# How does the new MTG2 compare with the old SST90?



## rickypanecatyl (Jul 30, 2013)

If they were both in the same size reflector - which throws farther?

I'm thinking the MTG2 can put out more lumens. IF they were in the same size reflector with restricted to the same total lumens (ie 1,500 OTF lumens) then which would throw farther?

Any other interesting comparisons? Efficiency, beam profile, color etc?

I've got a 3 year old SST90 in a lambda light - it was overdriven to get +/- 2,200 OTF... have they improved much in the past 3 years?


----------



## LilKevin715 (Jul 31, 2013)

The SST-90 would throw farther as it will have higher surface brightness as it is a single die emitter (huge). The MT-G2 is an array of smaller dies in one package. The VP2000 is still pretty good IMO. While the SST-90 is "old" by todays standards as far as efficiency is concerned its still can hold its own when it comes to output for a single die emitter. If you want more throw a XP-G2 or a XM-L2 mounted on copper overdriven would be the way to go. Neither would have the total lumen output nowhere near the SST-90, but they would have more throw due to the higher emitter surface brightness (assuming same reflector setup).


----------



## rickypanecatyl (Jul 31, 2013)

I don't know if luminous uses the same terminology that Cree does but are their higher output bins now than there were 3 years ago?


----------



## LilKevin715 (Aug 1, 2013)

You can take a look at the PDF data sheets on their website to see if anything has been updated.


----------



## idleprocess (Aug 3, 2013)

I looked at the CBT-90 recently (packaging is more convenient for me than the SST) and it ranges from 58-32 Lm/W in the K flux bin and 97-54 Lm/W in the N bin (both figures best-case/lowest current - worst-case/highest current). Those figures are purely derived from spec sheets - expect real-world efficiency to be lower accounting for heat, driver efficiency, optical loss, alignment of the stars, etc.

In my cursory searches, N bin parts could not be found. Luminus seems to be an increasingly niche supplier for when you need a metric F-ton of lumens from a single die without regard for efficiency.


----------



## ledmitter_nli (Aug 3, 2013)

The SST-90 is now at Q bin. 9A 3240-3915 lumens.


----------



## DIWdiver (Aug 4, 2013)

Where'd you see that? The data sheet and the binning sheet only show N, and a couple of distributors I tried only list up to N.


----------



## ledmitter_nli (Aug 6, 2013)

Yeah their datasheets are from 2011. They don't even list the P bin. 

FlashlightWiki has more info.


----------



## rickypanecatyl (Aug 6, 2013)

ledmitter_nli said:


> The SST-90 is now at Q bin. 9A 3240-3915 lumens.
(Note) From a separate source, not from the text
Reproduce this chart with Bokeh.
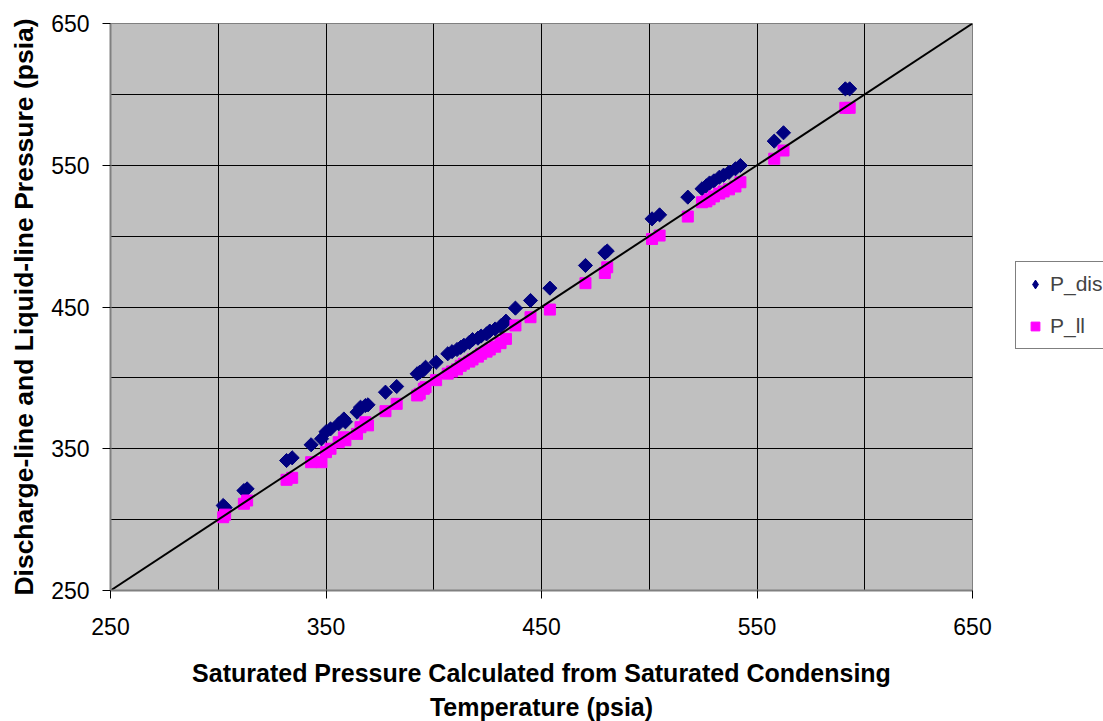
import numpy as np
from bokeh.plotting import figure
from bokeh.models import Range1d, FixedTicker, Legend, LegendItem
from bokeh.embed import file_html
from bokeh.resources import INLINE

# Saturated pressure (x) and measured pressures (y), psia
p_sat = [302.3, 303.2, 311.9, 313.4, 331.7, 334.3, 343.1, 347.9, 350.0, 352.1,
         355.9, 358.3, 359.0, 364.4, 366.0, 368.3, 369.5, 377.6, 382.8, 392.3,
         393.5, 395.4, 396.2, 401.1, 406.5, 408.5, 410.8, 412.5, 414.0, 416.5,
         418.0, 420.5, 422.0, 424.5, 426.0, 428.5, 431.0, 433.5, 437.9, 444.9,
         453.9, 470.4, 479.4, 480.5, 501.3, 504.8, 517.9, 524.5, 526.5, 528.0,
         530.0, 532.5, 534.5, 537.0, 540.0, 542.3, 558.0, 562.3, 591.0, 593.0]
p_dis = [310.0, 308.5, 320.5, 321.7, 341.7, 343.6, 352.8, 357.0, 362.0, 364.0,
         367.6, 371.0, 369.0, 375.8, 379.3, 380.5, 381.0, 389.9, 393.9, 402.9,
         404.0, 405.7, 407.5, 411.0, 417.0, 418.5, 420.0, 421.5, 423.0, 425.0,
         427.0, 428.0, 429.5, 431.0, 433.0, 434.5, 436.5, 440.0, 449.2, 454.6,
         463.3, 479.3, 488.2, 489.5, 512.2, 515.0, 527.5, 533.4, 535.5, 537.5,
         539.0, 541.5, 543.0, 545.0, 547.5, 549.8, 567.0, 572.9, 603.9, 603.9]
p_ll = [301.7, 303.5, 311.2, 313.5, 328.1, 329.5, 340.5, 340.5, 347.6, 350.0,
        354.6, 358.1, 356.0, 360.5, 365.2, 368.7, 366.5, 376.5, 381.7, 387.6,
        388.8, 392.3, 393.4, 398.4, 403.0, 404.5, 406.0, 408.5, 410.0, 411.5,
        413.0, 415.0, 417.0, 418.5, 420.0, 422.0, 424.5, 427.5, 437.0, 442.8,
        448.2, 466.8, 474.0, 478.0, 498.0, 500.4, 513.8, 523.9, 524.5, 526.0,
        528.0, 530.0, 531.5, 533.0, 535.0, 538.0, 554.6, 560.4, 590.5, 590.5]
diag = [250, 650]
axis_ticks = [250, 350, 450, 550, 650]
grid_ticks = [300, 350, 400, 450, 500, 550, 600]

FONT = "Liberation Sans"

p = figure(width=1103, height=721, frame_width=862, frame_height=567,
           x_range=Range1d(250, 650), y_range=Range1d(250, 650),
           output_backend="svg", toolbar_location=None,
           min_border_left=110, min_border_right=131,
           min_border_top=23, min_border_bottom=131,
           background_fill_color="#C0C0C0", border_fill_color="white",
           outline_line_color="#808080", outline_line_width=1)

for ax in (p.xaxis[0], p.yaxis[0]):
    ax.ticker = FixedTicker(ticks=axis_ticks)
    ax.axis_line_color = "#808080"
    ax.axis_line_width = 2
    ax.major_tick_line_color = "#000000"
    ax.major_tick_in = 0
    ax.major_tick_out = 8
    ax.minor_tick_line_color = None
    ax.major_label_text_font = FONT
    ax.major_label_text_font_size = "23px"
    ax.major_label_text_color = "black"
    ax.axis_label_text_font = FONT
    ax.axis_label_text_font_style = "bold"
    ax.axis_label_text_color = "black"

p.xaxis.major_label_standoff = 19
p.yaxis.major_label_standoff = 13
p.xaxis.axis_label = "Saturated Pressure Calculated from Saturated Condensing\nTemperature (psia)"
p.xaxis.axis_label_text_font_size = "25px"
p.xaxis.axis_label_text_line_height = 1.24
p.xaxis.axis_label_standoff = 21
p.yaxis.axis_label = "Discharge-line and Liquid-line Pressure (psia)"
p.yaxis.axis_label_text_font_size = "26.5px"
p.yaxis.axis_label_standoff = 9

for g in (p.xgrid[0], p.ygrid[0]):
    g.ticker = FixedTicker(ticks=grid_ticks)
    g.grid_line_color = "#000000"
    g.grid_line_width = 1

p.scatter(p_sat, p_dis, marker="square", angle=np.pi / 4, size=10,
          fill_color="#000080", line_color="#000080")
# legend proxy for the diamond series (legend glyphs ignore rotation);
# it sits on the first P_dis point, hidden inside that rotated square
r_dis_leg = p.scatter(p_sat[:1], p_dis[:1], marker="diamond", size=11,
                      fill_color="#000080", line_color="#000080")
r_ll = p.scatter(p_sat, p_ll, marker="square", size=11,
                 fill_color="#FF00FF", line_color="#FF00FF")
p.line(diag, diag, line_color="black", line_width=2)

legend = Legend(items=[LegendItem(label="P_dis", renderers=[r_dis_leg]),
                       LegendItem(label="P_ll", renderers=[r_ll])],
                location=(43, 241), orientation="vertical",
                border_line_color="black", border_line_width=1,
                background_fill_color="white", background_fill_alpha=1,
                label_text_font=FONT, label_text_font_size="21px",
                glyph_width=22, glyph_height=28, label_height=28,
                spacing=14, padding=8, margin=0, label_standoff=4)
p.add_layout(legend, "right")

open("out.html", "w").write(file_html(p, INLINE))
Wow! That's a big improvement! My Lambda light is driven at 10A so I'm guessing that would be 3,000 OTF lumens.

Now I wonder what throws better... a single SST 90 or a tripple XML in the same size reflector?


----------



## idleprocess (Aug 6, 2013)

ledmitter_nli said:


> The SST-90 is now at Q bin. 9A 3240-3915 lumens.
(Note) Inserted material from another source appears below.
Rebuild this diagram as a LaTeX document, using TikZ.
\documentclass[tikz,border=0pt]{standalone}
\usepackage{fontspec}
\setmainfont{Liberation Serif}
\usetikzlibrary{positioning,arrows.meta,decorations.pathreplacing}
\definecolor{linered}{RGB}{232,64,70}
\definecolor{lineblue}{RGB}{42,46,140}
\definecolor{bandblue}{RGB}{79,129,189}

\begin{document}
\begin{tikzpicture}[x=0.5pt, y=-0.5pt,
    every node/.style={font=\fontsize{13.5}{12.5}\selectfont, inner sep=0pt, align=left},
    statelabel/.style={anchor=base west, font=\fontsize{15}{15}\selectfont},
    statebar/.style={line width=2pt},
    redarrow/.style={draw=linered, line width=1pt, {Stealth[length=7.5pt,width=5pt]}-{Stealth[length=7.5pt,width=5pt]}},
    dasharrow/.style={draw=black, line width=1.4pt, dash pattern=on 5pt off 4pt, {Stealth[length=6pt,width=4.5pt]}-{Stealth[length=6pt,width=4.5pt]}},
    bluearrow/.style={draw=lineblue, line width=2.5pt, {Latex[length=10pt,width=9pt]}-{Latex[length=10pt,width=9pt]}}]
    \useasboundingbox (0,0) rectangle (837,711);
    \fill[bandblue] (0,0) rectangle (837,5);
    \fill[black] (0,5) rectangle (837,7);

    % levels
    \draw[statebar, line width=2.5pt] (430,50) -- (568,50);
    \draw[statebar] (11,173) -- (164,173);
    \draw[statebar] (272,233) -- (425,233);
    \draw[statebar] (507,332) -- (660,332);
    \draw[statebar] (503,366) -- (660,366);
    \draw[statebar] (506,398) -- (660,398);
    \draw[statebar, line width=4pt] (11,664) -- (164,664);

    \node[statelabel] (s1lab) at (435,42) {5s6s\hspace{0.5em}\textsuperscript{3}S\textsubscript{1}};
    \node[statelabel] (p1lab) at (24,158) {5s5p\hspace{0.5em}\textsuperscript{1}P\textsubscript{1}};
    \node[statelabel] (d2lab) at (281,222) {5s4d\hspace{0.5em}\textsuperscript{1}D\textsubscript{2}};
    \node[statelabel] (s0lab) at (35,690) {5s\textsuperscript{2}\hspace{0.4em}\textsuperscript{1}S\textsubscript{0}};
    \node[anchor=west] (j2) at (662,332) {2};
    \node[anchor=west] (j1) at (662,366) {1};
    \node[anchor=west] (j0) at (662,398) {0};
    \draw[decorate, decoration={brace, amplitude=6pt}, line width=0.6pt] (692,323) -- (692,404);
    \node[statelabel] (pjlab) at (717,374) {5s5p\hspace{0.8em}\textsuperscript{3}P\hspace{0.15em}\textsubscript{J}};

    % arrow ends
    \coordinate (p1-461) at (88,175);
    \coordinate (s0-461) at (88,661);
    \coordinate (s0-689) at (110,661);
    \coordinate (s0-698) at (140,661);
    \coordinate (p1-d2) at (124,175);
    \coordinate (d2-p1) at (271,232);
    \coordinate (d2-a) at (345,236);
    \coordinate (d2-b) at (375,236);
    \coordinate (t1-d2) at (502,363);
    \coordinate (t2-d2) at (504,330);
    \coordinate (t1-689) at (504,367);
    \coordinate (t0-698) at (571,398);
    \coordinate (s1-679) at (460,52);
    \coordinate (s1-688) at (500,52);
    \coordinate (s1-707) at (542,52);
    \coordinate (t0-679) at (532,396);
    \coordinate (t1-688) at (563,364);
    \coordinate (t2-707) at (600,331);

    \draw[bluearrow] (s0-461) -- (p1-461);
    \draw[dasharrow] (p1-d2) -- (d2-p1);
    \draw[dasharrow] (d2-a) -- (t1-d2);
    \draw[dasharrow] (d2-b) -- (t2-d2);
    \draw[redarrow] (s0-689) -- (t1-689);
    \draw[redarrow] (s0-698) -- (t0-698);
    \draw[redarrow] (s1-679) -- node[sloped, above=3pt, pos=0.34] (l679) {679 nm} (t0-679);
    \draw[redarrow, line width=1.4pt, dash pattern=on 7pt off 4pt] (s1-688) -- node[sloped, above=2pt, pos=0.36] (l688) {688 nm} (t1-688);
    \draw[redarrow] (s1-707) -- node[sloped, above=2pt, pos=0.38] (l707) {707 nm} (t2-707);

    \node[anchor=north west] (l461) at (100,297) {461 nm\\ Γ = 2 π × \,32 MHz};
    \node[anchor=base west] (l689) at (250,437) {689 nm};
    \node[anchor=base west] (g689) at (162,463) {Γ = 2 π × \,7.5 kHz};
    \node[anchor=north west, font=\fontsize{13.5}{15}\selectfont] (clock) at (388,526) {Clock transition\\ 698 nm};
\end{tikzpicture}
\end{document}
So ... Luminus can produce improved versions of one of their key products, but has opted not to tell anyone about it for some reason? They also kept these updated versions so secret that two of the larger vendors out there - Mouser and Digikey - don't stock it nor even stub out the part numbers in their system? Sure, it could be like the X-Bin Luxeon V circa 2005, of which a minute handful existed in the wild but at least it was accounted for in Lumileds' own documentation. Even if it is something that their process can only churn out less than 0.01% of the time, the marketing _hype_ alone is worth it - nothing like some unobtanuium to get people excited - even electronics buyers.



ledmitter_nli said:


> Yeah their datasheets are from 2011. They don't even list the P bin.
> 
> FlashlightWiki has more info.


No offense, but that's a _wiki_ page. Both the linked spec sheet and binning document are 404. Only product they make with a P and Q bin seems to be the CBT-140.


----------



## monkeyboy (Aug 6, 2013)

There is no mention of a Q bin emitter anywhere other than on flashlightwiki - (there's a missing link on that page). It's probably just based on some preliminary datasheet and has nothing to do with an actual available product. 
I've never seen anything higher than N bin available for sale as emitters and P bin installed in olights.


----------



## ledmitter_nli (Aug 6, 2013)

^^^ Could be. I haven't accepted flashlightwiki's info as all gospel information. They do seem accurate though.

P bin is available on EagleTac's MX25L2
http://eagletac.com/html/mx25l2/specs.html

Selfbuilts review can confirm the lumens numbers.

It's pretty darn beasty.


----------



## leaftye (Mar 27, 2014)

I don't see anything newer than the N4 bin for sale on digikey, mouser or avnet. Who else might have it?


----------